La Russie demeure également une grande puissance spatiale. Il suffit de rappeler que jusqu'à récemment elle s'acquittait seule de la réalisation du projet de Station spatiale internationale (ISS) après le crash de la navette américaine. Aucun autre pays du G8, excepté la Russie, n'était capable d'épauler les Américains et de les laisser élucider tranquillement les origines de la catastrophe.
En dépit de tous les problèmes de la période de transition, la Russie a su sauvegarder son bouclier de missiles nucléaires. Si les Etats-Unis utilisent de plus en plus souvent la force armée pour imposer leur vision aux autres, Moscou ne se sert de son potentiel militaire que pour évaluer avec calme et lucidité la situation dans le monde. La Russie est sans doute le seul pays à avoir accueilli sans hystérie la dernière aventure de Pyongyang, même si les missiles nord-coréens étaient pointés sur les frontières russes, et non américaines ou japonaises. En condamnant fermement les autorités nord-coréennes, la Russie a dans le même temps appelé à la reprise du dialogue, car elle sait bien que les sanctions tant souhaitées par l'Occident seraient en l'occurrence absolument absurdes. Selon le ministre russe des Affaires étrangères, Sergueï Lavrov, toute menace contre Pyongyang ne fera qu'attiser les tensions, et on finira dans tous les cas par reprendre les négociations, mais dans un climat encore plus tendu, comme cela a souvent été le cas auparavant. La Russie comprend le régime nord-coréen mieux que quiconque, ne fût-ce parce qu'elle vient elle-même de dire adieu à son passé communiste.
Mieux que les autres pays membres du G8, la Russie comprend les pauvres, parce qu'elle connaît toujours la pauvreté, et les musulmans, parce que c'est un pays à la fois musulman et chrétien.

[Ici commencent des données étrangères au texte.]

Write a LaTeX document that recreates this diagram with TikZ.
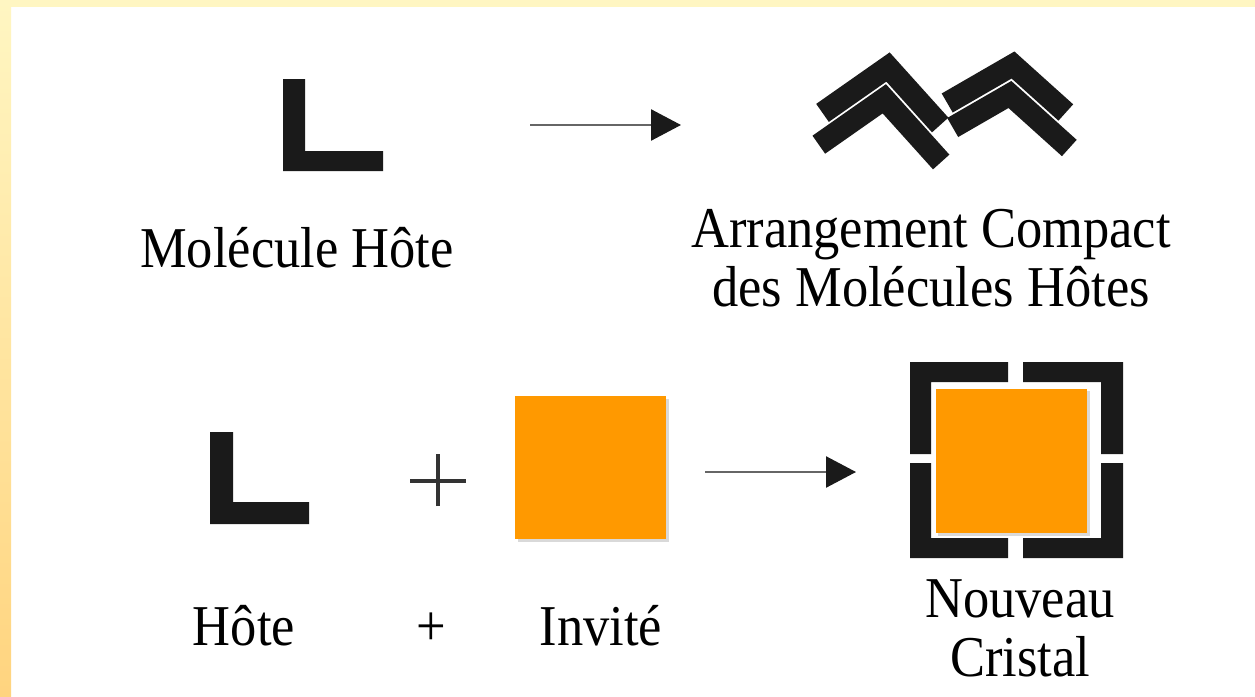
\documentclass[tikz,border=0pt]{standalone}
\usepackage{fontspec}
\setmainfont{Liberation Serif}
\usetikzlibrary{arrows.meta}
\definecolor{yelTop}{HTML}{FFF6C2}
\definecolor{yelBot}{HTML}{FFD47F}
\definecolor{guest}{HTML}{FF9900}
\definecolor{ink}{HTML}{1A1A1A}
\tikzset{
  lbl/.style={inner sep=0pt, anchor=base, font=\fontsize{52.5}{54}\selectfont},
  hostshape/.style={fill=ink, draw=none},
  chev/.style={draw=ink, line width=22pt, miter limit=10, line join=miter, line cap=butt},
  guestbox/.style={fill=guest, draw=none},
  shadow/.style={fill=black!15, draw=none},
  arr/.style={draw=black!60, line width=2.5pt, -{Triangle[length=30pt,width=31pt,color=ink]}},
  plus/.style={draw=black!80, line width=3.5pt}
}
\newcommand{\stretchtxt}[1]{\scalebox{1}[1.1]{#1}}
\begin{document}
\begin{tikzpicture}[x=1pt,y=-1pt]
\useasboundingbox (0,0) rectangle (1255,696);
% background
\fill[white] (0,0) rectangle (1255,696);
\fill[yelTop] (0,0) rectangle (1255,7);
\shade[top color=yelTop, bottom color=yelBot] (0,0) rectangle (11,696);

% ---- top row ----
\fill[hostshape] (283,79) -- (305,79) -- (305,151) -- (383,151) -- (383,171) -- (283,171) -- cycle;
\node[lbl] (molhote) at (297,267) {\stretchtxt{Molécule Hôte}};

\coordinate (a1s) at (530,125);
\coordinate (a1e) at (681,125);
\draw[arr] (a1s) -- (a1e);

% compact arrangement of host molecules
\draw[chev] (822.5,112.9) -- (888,67) -- (940.2,125);
\draw[chev] (818.8,144.7) -- (884.3,98.8) -- (941.2,162);
\draw[chev] (947.2,103) -- (1013,65) -- (1065.8,112.5);
\draw[chev] (952.7,127.5) -- (1009.9,94.5) -- (1069.3,148);

\node[lbl] (arrang) at (931,247) {\stretchtxt{\begin{tabular}[t]{@{}c@{}}Arrangement Compact\\des Molécules Hôtes\end{tabular}}};

% ---- bottom row ----
\fill[hostshape] (210,432) -- (233,432) -- (233,502) -- (309,502) -- (309,524) -- (210,524) -- cycle;

\coordinate (pc) at (438,481);
\draw[plus] ([xshift=-28pt]pc) -- ([xshift=28pt]pc);
\draw[plus] ([yshift=-25pt]pc) -- ([yshift=27pt]pc);

\fill[shadow] (518,399) rectangle (669,542);
\fill[guestbox] (515,396) rectangle (666,539);

\coordinate (a2s) at (705,472);
\coordinate (a2e) at (856,472);
\draw[arr] (a2s) -- (a2e);

% new crystal
\fill[hostshape] (910,362) -- (1008,362) -- (1008,382) -- (931,382) -- (931,454) -- (910,454) -- cycle;
\fill[hostshape] (1023,362) -- (1123,362) -- (1123,454) -- (1101,454) -- (1101,382) -- (1023,382) -- cycle;
\fill[hostshape] (910,463) -- (931,463) -- (931,538) -- (1008,538) -- (1008,558) -- (910,558) -- cycle;
\fill[hostshape] (1101,463) -- (1123,463) -- (1123,558) -- (1023,558) -- (1023,538) -- (1101,538) -- cycle;
\fill[shadow] (938,391) rectangle (1090,536);
\fill[guestbox] (936,389) rectangle (1087,533);

\node[lbl] (hote) at (244,645) {\stretchtxt{Hôte}};
\node[lbl] (plustxt) at (431,645) {\stretchtxt{+}};
\node[lbl] (invite) at (601,645) {\stretchtxt{Invité}};
\node[lbl] (nouveau) at (1020,617) {\stretchtxt{\begin{tabular}[t]{@{}c@{}}Nouveau\\Cristal\end{tabular}}};
\end{tikzpicture}
\end{document}
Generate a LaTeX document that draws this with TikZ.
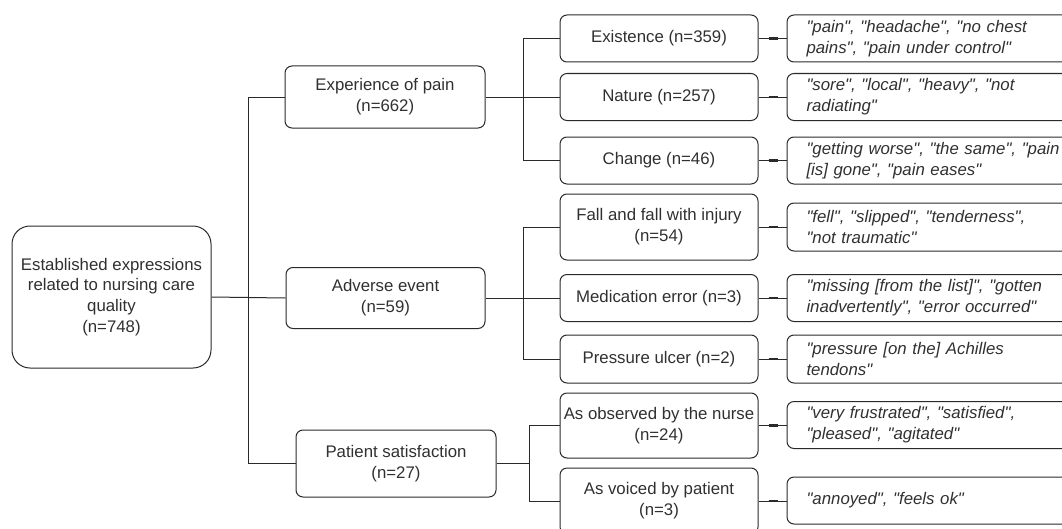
\documentclass[tikz,border=0pt]{standalone}
\usepackage{fontspec}
\setmainfont{Liberation Sans}[Ligatures=TeXOff]
\usetikzlibrary{calc}
\newdimen\PX \PX=0.75pt
\definecolor{ln}{HTML}{2A2A2A}
\definecolor{tx}{HTML}{303030}
\begin{document}
\begin{tikzpicture}[x=0.75pt,y=-0.75pt,
  box/.style={draw=ln, line width=1\PX, rounded corners=7\PX, inner sep=0pt,
    align=center, text=tx, font=\fontsize{12.6}{15.6}\selectfont},
  qbox/.style={box, align=left, text width=254\PX, minimum width=293\PX,
    font=\fontsize{12.6}{15.6}\selectfont\itshape},
  link/.style={draw=ln, line width=1\PX},
  thk/.style={draw=ln, line width=2.4\PX}]
\useasboundingbox (0,0) rectangle (1062,528);
\clip (0,0) rectangle (1062,528);
% root
\node[box, rounded corners=18\PX, minimum width=199\PX, minimum height=142\PX] (root) at (111.5,297)
  {Established expressions\\related to nursing care\\quality\\(n=748)};
% level 1
\node[box, minimum width=200\PX, minimum height=62\PX] (exp) at (385,97) {Experience of pain\\(n=662)};
\node[box, minimum width=199\PX, minimum height=61\PX] (adv) at (385.5,298) {Adverse event\\(n=59)};
\node[box, minimum width=200\PX, minimum height=67\PX] (pat) at (396,463.5) {Patient satisfaction\\(n=27)};
% level 2
\node[box, minimum width=198\PX, minimum height=47\PX] (exis) at (659,38.5) {Existence (n=359)};
\node[box, minimum width=198\PX, minimum height=47\PX] (nat) at (659,97) {Nature (n=257)};
\node[box, minimum width=198\PX, minimum height=47\PX] (chg) at (659,160.5) {Change (n=46)};
\node[box, minimum width=198\PX, minimum height=66\PX] (fall) at (659,227) {Fall and fall with injury\\(n=54)};
\node[box, minimum width=198\PX, minimum height=47\PX] (med) at (659,298) {Medication error (n=3)};
\node[box, minimum width=198\PX, minimum height=48\PX] (pres) at (659,359) {Pressure ulcer (n=2)};
\node[box, minimum width=198\PX, minimum height=65\PX] (obs) at (659,425.5) {As observed by the nurse\\(n=24)};
\node[box, minimum width=198\PX, minimum height=66\PX] (voi) at (659,501) {As voiced by patient\\(n=3)};
% quotes
\node[qbox, minimum height=47\PX] (q1) at (933.5,38.5) {"pain", "headache", "no chest\\pains", "pain under control"};
\node[qbox, minimum height=47\PX] (q2) at (933.5,97) {"sore", "local", "heavy", "not\\radiating"};
\node[qbox, minimum height=47\PX] (q3) at (933.5,160.5) {"getting worse", "the same", "pain\\{[is]} gone", "pain eases"};
\node[qbox, minimum height=48\PX] (q4) at (933.5,227) {"fell", "slipped", "tenderness",\\"not traumatic"};
\node[qbox, minimum height=47\PX] (q5) at (933.5,298) {"missing {[from the list]}", "gotten\\inadvertently", "error occurred"};
\node[qbox, minimum height=48\PX] (q6) at (933.5,359) {"pressure {[on the]} Achilles\\tendons"};
\node[qbox, minimum height=47\PX] (q7) at (933.5,425) {"very frustrated", "satisfied",\\"pleased", "agitated"};
\node[qbox, minimum height=47\PX] (q8) at (933.5,500.5) {"annoyed", "feels ok"};
% buses
\coordinate (b1) at (248,298);
\coordinate (b2) at (523,97);
\coordinate (b3) at (523,298);
\coordinate (b4) at (529,463.5);
% root -> level 1
\draw[link] (root.east) -- (adv.west);
\draw[link] (exp.west) -- (exp.west -| b1) |- (pat.west);
% exp -> level 2
\draw[link] (exp.east) -- (nat.west);
\draw[link] (exis.west) -- (exis.west -| b2) |- (chg.west);
% adv -> level 2
\draw[link] (adv.east) -- (med.west);
\draw[link] (fall.west) -- (fall.west -| b3) |- (pres.west);
% pat -> level 2
\draw[link] (pat.east) -- (b4);
\draw[link] (obs.west) -- (obs.west -| b4) |- (voi.west);
% level 2 -> quotes
\foreach \a/\b in {exis/q1,nat/q2,chg/q3,fall/q4,med/q5,pres/q6,obs/q7,voi/q8}{
  \draw[link] (\a.east) -- (\a.east -| \b.west);
  \draw[thk] ($(\a.east)+(10,0)$) -- ++(9,0);
}
\end{tikzpicture}
\end{document}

En prévision du sommet, la Russie a entrepris des démarches qu'aucun autre membre du G8 n'avait encore accomplies. D'abord, Moscou a accueilli un forum international religieux réunissant des leaders chrétiens, musulmans, juifs et bouddhistes qui ont demandé à la Russie de transmettre leurs préoccupations aux membres du G8. Jusque-là, le club élitiste avait fait fi de l'opinion des leaders religieux. Idem pour la rencontre des organisations non gouvernementales (ONG) qui s'est tenue elle aussi à Moscou sur l'initiative de la Russie. C'est bien la Russie, accusée si souvent de dédaigner la société civile, qui a réuni les ONG russes et étrangères autour d'une même table pour écouter leurs opinions et se faire interprète de leurs voix auprès du G8.
S'il y a, pendant le sommet, des altermondialistes prêts aux combats de rue, c'est la partie la plus radicale des altermondialistes qui fait du scandale pour le scandale, et non pour régler sérieusement les problèmes. Les gens sérieux ont déjà eu l'occasion de se prononcer. Et la Russie portera certainement leur avis à la connaissance des participants au sommet.
La Russie a endossé volontairement cette charge supplémentaire. Une preuve de plus qu'elle a tous les droits de présider le G8.